Hence, maybe we should not always be afraid of being afraid. Very often, our fears are not the main problem but how we react to those fears. Fear can turn into a phobia. Fear about the present and the future can transform pessimism into defeatism. Fear of what we do not know can give way to an aversion of what we don’t know. Quite a lot of misery is born from fear indeed.
But fear can also inspire people to fight what is worth fighting for. Without fear, there can’t be courage. A brave person is not a person who has no fears, but who overcomes them. Fear can fuel change and improvement. Being afraid of economic decline can motivate a person to work harder and be wiser with money. Being afraid of losing the love of your life, can inspire you to be better, kinder and more loving to that person.
Spur upon the soul
That we should not always be afraid of our fears, was nicely captured by the American 19th-century poet Emily Dickinson. ‘I lived on dread’ is the opening line of one of her most famous poems. In the poem fear and danger appear to be important stimuli of human behavior – also of good behavior. Fears wake people up from their existential slumber, they are the beginning of our triumph over our indifference and inertia. ‘As ’t were a spur upon the soul/A fear will urge it where/To go without the Sceptre’s aid/Were challenging despair.’
Dizzy of freedom
Dickinson poetically expresses ideas that were central to the philosophy of Soren Kierkegaard. Fear is one of the central topics of the work of the 19th-century Danish philosopher. Existential fear is inherent to man. Animals can experience certain dangers that motivate them to either run or fight. But existential fear and despair are nowhere to be found in nature, except in the minds and hearts of human beings. This fear is a result of our freedom. There are so many roads that we can take in life, that we can easily lose our way. Fear is our dizziness of freedom. When you are dizzy, you can fall. In such an instance you will take a road in life that is not worth to be taken, a road that leads to a superficial and empty life.
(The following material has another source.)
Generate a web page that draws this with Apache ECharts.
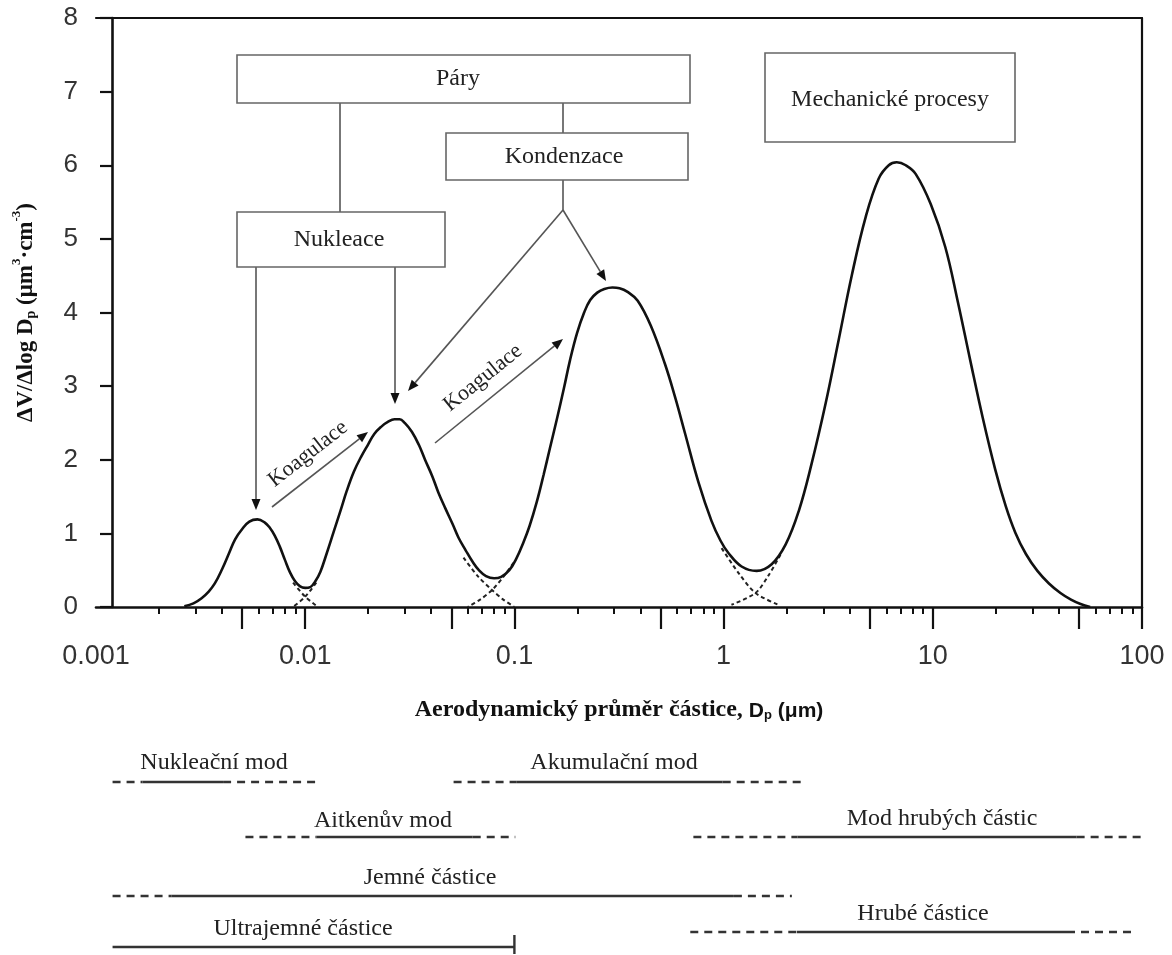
<!DOCTYPE html>
<html><head><meta charset="utf-8">
<script src="https://cdn.jsdelivr.net/npm/echarts@6/dist/echarts.min.js"></script>
<style>html,body{margin:0;padding:0;background:#fff}#c{width:1172px;height:955px}</style>
</head><body><div id="c"></div>
<script>
// ================= DATA =================
// x axis (aerodynamic diameter, µm, log scale)
const xTickValues = [0.001, 0.01, 0.1, 1, 10, 100];
const xTickLabels = ['0.001', '0.01', '0.1', '1', '10', '100'];
const xMajorTicks = [0.005, 0.01, 0.05, 0.1, 0.5, 1, 5, 10, 50, 100];
const xMinorTicks = [0.002, 0.003, 0.004, 0.006, 0.007, 0.008, 0.009,
                     0.02, 0.03, 0.04, 0.06, 0.07, 0.08, 0.09,
                     0.2, 0.3, 0.4, 0.6, 0.7, 0.8, 0.9,
                     2, 3, 4, 6, 7, 8, 9,
                     20, 30, 40, 60, 70, 80, 90];
const yTickValues = [0, 1, 2, 3, 4, 5, 6, 7, 8];

// total volume distribution dV/dlogDp : diameter (µm) and value
const curveD = [0.002644,0.002924,0.003197,0.003457,0.003698,0.0040,0.004324,0.004624,0.0050,0.005408,0.005912,0.006393,0.006761,0.00715,0.007561,0.007999,0.008459,0.008944,0.009456,0.0100,0.010575,0.011181,0.011823,0.012643,0.013677,0.014791,0.015812,0.0171,0.018493,0.0200,0.021385,0.023126,0.024729,0.026743,0.028281,0.029903,0.03234,0.034973,0.037397,0.040444,0.043247,0.04677,0.050579,0.054085,0.058489,0.063242,0.067637,0.073139,0.079983,0.086496,0.09456,0.10225,0.11053,0.11815,0.12773,0.13804,0.14762,0.15955,0.17245,0.18436,0.19925,0.21544,0.23035,0.24893,0.26913,0.29416,0.31798,0.34759,0.38854,0.44895,0.52453,0.58628,0.65531,0.75718,0.87514,0.96719,1.0566,1.2191,1.4387,1.6968,1.9803,2.2852,2.6367,3.0767,3.55,4.0963,4.7797,5.5152,6.1591,6.7262,7.4279,8.2921,9.7822,11.47,13.161,15.101,17.324,19.871,22.318,24.805,27.866,31.623,35.907,40.748,45.772,50.86,56.53];
const curveV = [0.01,0.05,0.12,0.21,0.32,0.51,0.73,0.92,1.06,1.16,1.19,1.15,1.08,0.97,0.82,0.64,0.47,0.35,0.28,0.26,0.27,0.35,0.48,0.72,1.02,1.32,1.58,1.84,2.04,2.21,2.35,2.45,2.51,2.55,2.55,2.50,2.38,2.20,2.00,1.78,1.56,1.34,1.13,0.94,0.77,0.61,0.50,0.42,0.39,0.41,0.50,0.66,0.88,1.10,1.42,1.80,2.15,2.55,2.97,3.35,3.72,4.00,4.17,4.27,4.32,4.34,4.33,4.28,4.16,3.82,3.30,2.85,2.35,1.70,1.17,0.90,0.73,0.55,0.49,0.58,0.85,1.30,1.95,2.77,3.63,4.50,5.30,5.82,6.00,6.04,6.00,5.88,5.47,4.89,4.15,3.35,2.57,1.87,1.37,1.01,0.72,0.49,0.32,0.19,0.10,0.04,0.00];

// individual-mode tails (dashed) near the minima: [D, value]
const tailNuclRight  = [[0.00875,0.33],[0.0100,0.14],[0.0114,0.01]];
const tailAitkLeft   = [[0.0113,0.33],[0.0100,0.14],[0.00885,0.01]];
const tailAitkRight  = [[0.0571,0.67],[0.0668,0.42],[0.0782,0.23],[0.0885,0.10],[0.100,0.0]];
const tailAccuLeft   = [[0.099,0.60],[0.0885,0.41],[0.0782,0.23],[0.0685,0.10],[0.0598,0.0]];
const tailAccuRight  = [[0.978,0.80],[1.18,0.46],[1.42,0.19],[1.83,0.03]];
const tailCoarseLeft = [[1.87,0.71],[1.64,0.43],[1.42,0.19],[1.09,0.03]];

// size ranges (µm): [dashed start, solid start, solid end, dashed end]
const bandNames = ['Nukleační mod', 'Akumulační mod', 'Aitkenův mod', 'Mod hrubých částic', 'Jemné částice', 'Ultrajemné částice', 'Hrubé částice'];
const rangeNukleacni  = [0.0012, 0.00167, 0.00405, 0.0112];
const rangeAkumulacni = [0.0512, 0.102, 0.99, 2.49];
const rangeAitken     = [0.00518, 0.0113, 0.0632, 0.101];
const rangeHrubychMod = [0.717, 2.26, 48.7, 100];
const rangeJemne      = [0.0012, 0.00229, 1.12, 2.12];
const rangeUltrajemne = [0.0012, 0.0012, 0.1, 0.1];
const rangeHrube      = [0.693, 2.24, 43.8, 92.9];

// ================= LAYOUT / STYLE =================
const SERIF = '"Liberation Serif", "Times New Roman", serif';
const SANS = '"Liberation Sans", Arial, sans-serif';
const bandRanges = [rangeNukleacni, rangeAkumulacni, rangeAitken, rangeHrubychMod, rangeJemne, rangeUltrajemne, rangeHrube];
const bandRowY   = [782, 782, 837, 837, 896, 947, 932];           // pixel rows of lower panel
const bandLabelPos = [[214,763],[614,763],[383,821],[942,819],[430,878],[303,929],[923,914]];

const chart = echarts.init(document.getElementById('c'), null, {renderer: 'canvas'});

function nearestLabel(v) {
  let best = 0, bd = Infinity;
  xTickValues.forEach((t, i) => { const d = Math.abs(Math.log10(v) - Math.log10(t)); if (d < bd) { bd = d; best = i; } });
  return xTickLabels[best];
}

const series = [];
series.push({
  type: 'line', xAxisIndex: 0, yAxisIndex: 0, smooth: 0.4, symbol: 'none', z: 5,
  lineStyle: {color: '#111', width: 2.6},
  data: curveD.map((d, i) => [d, curveV[i]])
});
[tailNuclRight, tailAitkLeft, tailAitkRight, tailAccuLeft, tailAccuRight, tailCoarseLeft].forEach(t => {
  series.push({type: 'line', xAxisIndex: 0, yAxisIndex: 0, smooth: 0.3, symbol: 'none', z: 4,
    lineStyle: {color: '#222', width: 2, type: [4, 3]}, data: t});
});
bandRanges.forEach((r, i) => {
  const y = bandRowY[i];
  const seg = (a, b, dashed) => series.push({
    type: 'line', xAxisIndex: 3, yAxisIndex: 2, symbol: 'none', silent: true,
    lineStyle: {color: '#333', width: 2.6, type: dashed ? [8, 6] : 'solid'},
    data: [[a, y], [b, y]]
  });
  if (r[0] < r[1]) seg(r[0], r[1], true);
  seg(r[1], r[2], false);
  if (r[2] < r[3]) seg(r[2], r[3], true);
});
// end bar of ultrafine range
series.push({type: 'line', xAxisIndex: 3, yAxisIndex: 2, symbol: 'none',
  lineStyle: {color: '#333', width: 2.4},
  data: [[rangeUltrajemne[2], bandRowY[5] - 12], [rangeUltrajemne[2], bandRowY[5] + 7]]});

// ---------- annotation graphics ----------
const g = [];
const BOX = '#666', LINE = '#555';
function box(x, y, w, h, text, tx, ty) {
  g.push({type: 'rect', shape: {x, y, width: w, height: h}, style: {fill: '#fff', stroke: BOX, lineWidth: 1.6}, z: 10});
  g.push({type: 'text', x: tx, y: ty, z: 11, style: {text, font: '24px ' + SERIF, fill: '#222', align: 'center', verticalAlign: 'middle'}});
}
function seg(x1, y1, x2, y2) {
  g.push({type: 'line', shape: {x1, y1, x2, y2}, style: {stroke: LINE, lineWidth: 1.6}, z: 10});
}
function arrow(x1, y1, x2, y2) {
  const dx = x2 - x1, dy = y2 - y1, len = Math.hypot(dx, dy), ux = dx / len, uy = dy / len;
  const L = 11, W = 4.5, bx = x2 - ux * L, by = y2 - uy * L;
  seg(x1, y1, bx, by);
  g.push({type: 'polygon', z: 10, shape: {points: [[x2, y2], [bx - uy * W, by + ux * W], [bx + uy * W, by - ux * W]]}, style: {fill: '#111'}});
}
seg(340, 103, 340, 212);
seg(563, 103, 563, 133);
seg(563, 180, 563, 210);
arrow(563, 210, 408, 391);
arrow(563, 210, 606, 281);
arrow(256, 267, 256, 510);
arrow(395, 267, 395, 404);
arrow(272, 507, 368, 432);
arrow(435, 443, 563, 339);
box(237, 55, 453, 48, 'Páry', 458, 79);
box(237, 212, 208, 55, 'Nukleace', 339, 240);
box(446, 133, 242, 47, 'Kondenzace', 564, 157);
box(765, 53, 250, 89, 'Mechanické procesy', 890, 100);
g.push({type: 'text', x: 308, y: 454, rotation: 38 * Math.PI / 180, z: 11,
  style: {text: 'Koagulace', font: '22px ' + SERIF, fill: '#222', align: 'center', verticalAlign: 'middle'}});
g.push({type: 'text', x: 483, y: 378, rotation: 39 * Math.PI / 180, z: 11,
  style: {text: 'Koagulace', font: '22px ' + SERIF, fill: '#222', align: 'center', verticalAlign: 'middle'}});
bandNames.forEach((n, i) => {
  g.push({type: 'text', x: bandLabelPos[i][0], y: bandLabelPos[i][1], z: 11,
    style: {text: n, font: '24px ' + SERIF, fill: '#222', align: 'center', verticalAlign: 'middle'}});
});

const hiddenAxis = {axisLine: {show: false}, axisTick: {show: false}, axisLabel: {show: false}, splitLine: {show: false}};

chart.setOption({
  animation: false,
  backgroundColor: '#fff',
  grid: [
    {left: 96, right: 30, top: 18, bottom: 348},
    {left: 96, right: 30, top: 740, height: 215}
  ],
  xAxis: [
    { type: 'log', gridIndex: 0, min: 0.001, max: 100, position: 'bottom',
      axisLine: {show: true, lineStyle: {color: '#111', width: 2.6}},
      axisTick: {show: true, customValues: xMajorTicks, length: 22, lineStyle: {color: '#111', width: 2.2}},
      axisLabel: {show: true, customValues: xTickValues, formatter: v => nearestLabel(v), margin: 36,
        fontFamily: SANS, fontSize: 27, color: '#333'},
      splitLine: {show: false}, minorTick: {show: false},
      name: '{b|Aerodynamický průměr částice, }{s|D}{sub|p}{s| (μm)}',
      nameLocation: 'middle', nameGap: 87,
      nameTextStyle: {rich: {
        b: {fontFamily: SERIF, fontWeight: 'bold', fontSize: 24, color: '#111', lineHeight: 28, verticalAlign: 'bottom'},
        s: {fontFamily: SANS, fontWeight: 'bold', fontSize: 21, color: '#111', lineHeight: 28, verticalAlign: 'bottom'},
        sub: {fontFamily: SANS, fontWeight: 'bold', fontSize: 13, color: '#111', lineHeight: 24, verticalAlign: 'bottom'}
      }}
    },
    { type: 'log', gridIndex: 0, min: 0.001, max: 100, position: 'bottom',
      axisLine: {show: false},
      axisTick: {show: true, customValues: xMinorTicks, length: 7, lineStyle: {color: '#111', width: 2}},
      axisLabel: {show: false}, splitLine: {show: false}
    },
    { type: 'log', gridIndex: 0, min: 0.001, max: 100, position: 'top',
      axisLine: {show: true, lineStyle: {color: '#111', width: 2.2}},
      axisTick: {show: false}, axisLabel: {show: false}, splitLine: {show: false}
    },
    Object.assign({type: 'log', gridIndex: 1, min: 0.001, max: 100}, hiddenAxis)
  ],
  yAxis: [
    { type: 'value', gridIndex: 0, min: 0, max: 8, interval: 1, position: 'left', offset: -16,
      axisLine: {show: true, lineStyle: {color: '#111', width: 2.6}},
      axisTick: {show: true, length: 12, lineStyle: {color: '#111', width: 2.2}},
      axisLabel: {show: true, margin: 34, fontFamily: SANS, fontSize: 26, color: '#333',
        formatter: v => (yTickValues.indexOf(v) >= 0 ? String(v) : '')},
      splitLine: {show: false},
      name: '{b|ΔV/Δlog D}{sub|p}{b| (μm}{sup|3}{b|·cm}{sup|-3}{b|)}',
      nameLocation: 'middle', nameRotate: 90, nameGap: 74,
      nameTextStyle: {rich: {
        b: {fontFamily: SERIF, fontWeight: 'bold', fontSize: 23, color: '#111', lineHeight: 28, verticalAlign: 'bottom'},
        sub: {fontFamily: SERIF, fontWeight: 'bold', fontSize: 14, color: '#111', lineHeight: 24, verticalAlign: 'bottom'},
        sup: {fontFamily: SERIF, fontWeight: 'bold', fontSize: 13, color: '#111', lineHeight: 28, verticalAlign: 'top'}
      }}
    },
    { type: 'value', gridIndex: 0, min: 0, max: 8, position: 'right',
      axisLine: {show: true, lineStyle: {color: '#111', width: 2.2}},
      axisTick: {show: false}, axisLabel: {show: false}, splitLine: {show: false}
    },
    Object.assign({type: 'value', gridIndex: 1, min: 740, max: 955, inverse: true}, hiddenAxis)
  ],
  series,
  graphic: {elements: g}
});
</script></body></html>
But when you are dizzy of freedom, so Kierkegaard argued, you can also begin to see things more clearly. We can transform our fears and dizziness into positive acts, we can come to a better understanding of what truly matters in life and how we can fulfill ourselves. Fears are signposts of the soul – some will lead us in the wrong direction, but others will show us the right way.
Out of hand It is always bad to be terrified, but sometimes it is good to be afraid. Like all emotions, fear can be reasonably justified but also ridiculous and way out of proportion. And like all fears, the fear of being afraid too can be unreasonable and get out of hand. All in all, I think it is good to be afraid of the fact that there are people who detest Western societies and the values upon which they are built to such an extent that it motivates them to kill innocent people. I think we can use this fear as a reminder that nothing in life, in our private lives and in the polis, are to be taken for granted, especially not the things that matter most.